The coalition of community groups have 60 days from the signing of
the agreement to provide their input into the framework of a court-enforced
consent decree. If a consent decree is enacted this year, the coalition of
community groups which entered into this framework will be able to have
quarterly meetings with a court-appointed independent monitor that will oversee
the “reform” process. However, if a consent decree is not filed with the court
by September 1, they can potentially resume their lawsuits.
Lawsuits were brought by Madigan and other groups in late 2017
against the Emanuel administration as part of an effort to stem a political
crisis in the wake of the 2015 release of video footage of the police murder of
Laquan McDonald, an African-American teenager, by police officer Jason Van
Dyke. Since the release of the video, the city’s political establishment has
been confronted by growing public anger over police violence and brutality in
Chicago and across the country.
Various sections of the Democratic Party and the community
organizations in their orbit have attempted to misdirect and defuse public
outrage over the coverup of the murder of McDonald by the Emanuel
administration.
In January 2017, the US Department of
Justice (DoJ) under the Obama administration—which funneled military weaponry
to police departments and whitewashed the nationwide reign of police
murders—released a scathing repor t that detailed systemic abuses and a
pattern of constitutional violations throughout the CPD.
Then Attorney General Loretta Lynch recommended that the city of
Chicago enter into a consent decree as part of the recommendations of the DoJ
report.

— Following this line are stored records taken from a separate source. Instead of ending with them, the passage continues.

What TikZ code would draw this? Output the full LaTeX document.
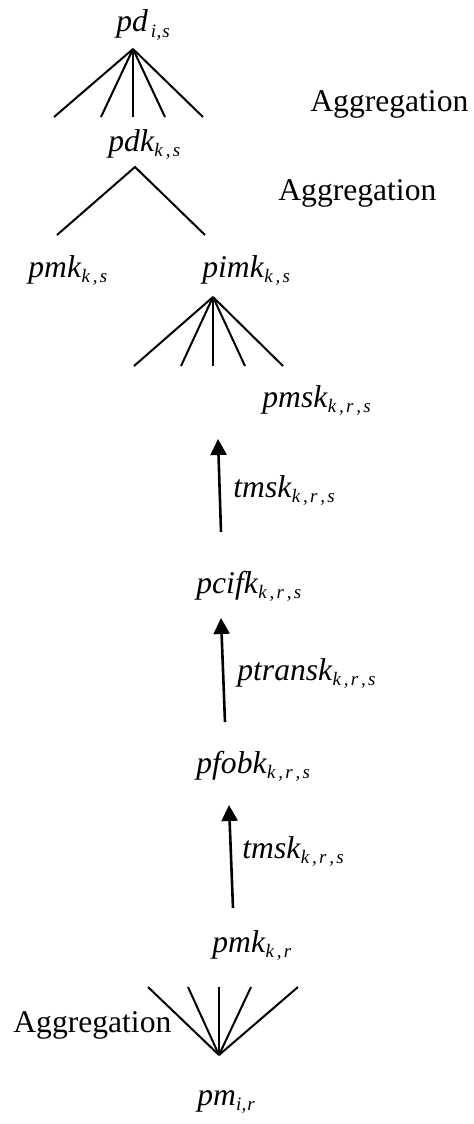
\documentclass[tikz,border=0pt]{standalone}
\usepackage{fontspec}
\setmainfont{Liberation Serif}
\usetikzlibrary{arrows.meta}
\newcommand{\sbs}[1]{\raisebox{-0.18em}{\fontsize{9.5}{10}\selectfont\itshape #1}}
\newcommand{\cm}{\kern0.15em,\kern0.12em}
\newcommand{\cmi}{\kern0.02em,\kern0.05em}
\begin{document}
\begin{tikzpicture}[x=0.5pt,y=-0.5pt,
  lbl/.style={inner sep=0,anchor=base west,font=\fontsize{15.8}{19}\selectfont},
  fan/.style={line width=1pt},
  up/.style={line width=1.3pt,-{Triangle[length=8pt,width=8pt]}}]
\useasboundingbox (0,0) rectangle (473,1124);
% labels
\node[lbl] (pd) at (116,32) {\textit{pd}\sbs{\kern0.15em i\cmi s}};
\node[lbl] (agg1) at (310,111) {Aggregation};
\node[lbl] (pdk) at (108,151) {\textit{pdk}\sbs{k\cm s}};
\node[lbl] (agg2) at (278,200) {Aggregation};
\node[lbl] (pmks) at (28,277) {\textit{pmk}\sbs{k\cm s}};
\node[lbl] (pimk) at (202,277) {\textit{pimk}\sbs{k\cm s}};
\node[lbl] (pmsk) at (262,407) {\textit{pmsk}\sbs{k\cm r\cm s}};
\node[lbl] (tmsk1) at (233,497) {\textit{tmsk}\sbs{k\cm r\cm s}};
\node[lbl] (pcifk) at (196,593) {\textit{pcifk}\sbs{k\cm r\cm s}};
\node[lbl] (ptransk) at (237,680) {\textit{ptransk}\sbs{k\cm r\cm s}};
\node[lbl] (pfobk) at (196,773) {\textit{pfobk}\sbs{k\cm r\cm s}};
\node[lbl] (tmsk2) at (242,858) {\textit{tmsk}\sbs{k\cm r\cm s}};
\node[lbl] (pmkr) at (212,952) {\textit{pmk}\sbs{k\cm r}};
\node[lbl] (agg3) at (13,1032) {Aggregation};
\node[lbl] (pm) at (197,1105) {\textit{pm}\sbs{i\cmi r}};
% fan 1
\coordinate (a1) at (133,49);
\foreach \x [count=\i] in {54,101,133,165,203} \coordinate (a1e\i) at (\x,117);
\foreach \i in {1,...,5} \draw[fan] (a1) -- (a1e\i);
% fan 2
\coordinate (a2) at (135,167);
\coordinate (a2l) at (57,235);
\coordinate (a2r) at (205,235);
\draw[fan] (a2l) -- (a2) -- (a2r);
% fan 3
\coordinate (a3) at (213,297);
\foreach \x [count=\i] in {134,181,213,245,283} \coordinate (a3e\i) at (\x,366);
\foreach \i in {1,...,5} \draw[fan] (a3) -- (a3e\i);
% arrows
\coordinate (t1) at (221,532); \coordinate (h1) at (218,439);
\coordinate (t2) at (225,722); \coordinate (h2) at (221,618);
\coordinate (t3) at (233,908); \coordinate (h3) at (229,805);
\draw[up] (t1) -- (h1);
\draw[up] (t2) -- (h2);
\draw[up] (t3) -- (h3);
% fan 4
\coordinate (a4) at (219,1055);
\foreach \x [count=\i] in {148,188,219,251,298} \coordinate (a4e\i) at (\x,987);
\foreach \i in {1,...,5} \draw[fan] (a4) -- (a4e\i);
\end{tikzpicture}
\end{document}
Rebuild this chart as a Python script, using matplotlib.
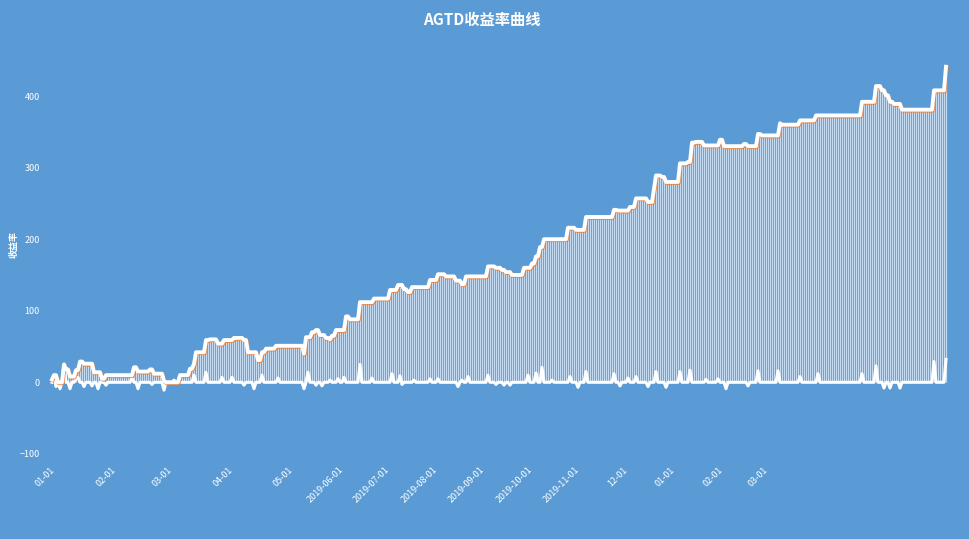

In reality, the proposal for a consent decree and proposals for reforms
was yet another exercise in damage control. Emanuel even feigned support for
such limited oversight over the police.
The incoming Trump administration, however, provided further cover
for the Emanuel administration to sidestep the pretense of a court-enforced
oversight of the CPD. Once the Trump administration took office, US Attorney
General Jeff Sessions immediately opposed any plans that required a federal
judge to monitor departments across the country, which the previous Justice
report claimed was necessary to enact reforms which would supposedly reduce
police violence.
With the backing of the Trump administration, Emanuel initially
sought a toothless Memorandum of Agreement with federal authorities which did
not require any court enforcement or independent oversight. Emanuel claimed
that the CPD was carrying out reform measures on its own with its own police
accountability task force and its newly formed organization of police
oversight, the Civilian Office of Police Accountability (COPA).
In fact, all previous reform measures and internal oversight
bodies established over the last two decades—such as the Office of Professional
Standards (OPS) and its replacement, the Independent Police Review Authority
(IPRA)—functioned as adjuncts of the CPD in covering up police crimes and acts of
brutality. Since the release of the McDonald video the police have continued to
function as the armed bodies of the state, meting out violence and brutality on
a regular basis.
A report from 2016 showed that Chicago
police shoot someone every five days. Emanuel has presided over the escalation
of police violence and murders in Chicago along with the arming of the police
force with new heavy weaponry. Last year, Emanuel vowed to hire 1,000 new cops,
mainly from minority neighborhoods in the city.
Emanuel’s decision to backtrack in mid-2017 on the working out of
a consent decree was met with nervousness within sections of the Democratic
Party as well as opposition from groups like BLM. That Emanuel would so
flagrantly oppose even the appearance of reform signaled to Madigan that the
only way to defuse public anger was to sue the city of Chicago in order to
force the negotiation of court-ordered initiatives.
Madigan and other groups filed the lawsuit against the city of
Chicago on August 29, 2017. It cited the findings of the Department of Justice
report against the CPD, including “the unconstitutional use of deadly and
excessive force by officers; inadequate training on appropriate tactics, lack
of supervision; a failure to adequately investigate officer misconduct and
discipline officers and inadequate wellness and counseling programs to support
officers.” Responding to the lawsuit, Emanuel and CPD Superintendent Eddie
Johnson both tepidly voiced their willingness to work with Madigan on a consent
decree.
Emanuel is seeking reelection for mayor in 2019 and no doubt
calculates that the inclusion of groups such as BLM in such a fraudulent
framework of police “reform” will give him a certain political cover to
embellish his deeply unpopular public image.
Court-enforced consent decrees have been implemented in cities
like Baltimore and Cleveland, which have had high-profile police shootings in
the news since 2015. These measures, among other “reform” efforts by individual
police departments, have done nothing to stop police in the US from murdering
with impunity. According to killedbypolice.net, a website that tracks police
killings in the US, police have killed more people during the first four months
of 2018 (394) than in 2017 (365).
Ultimately the purpose of the consent decree in Chicago is to give
legal and political cover to the CPD and the Democratic Party as plans are
carried out to further militarize and deploy the police against the working
class in the coming struggles against the state.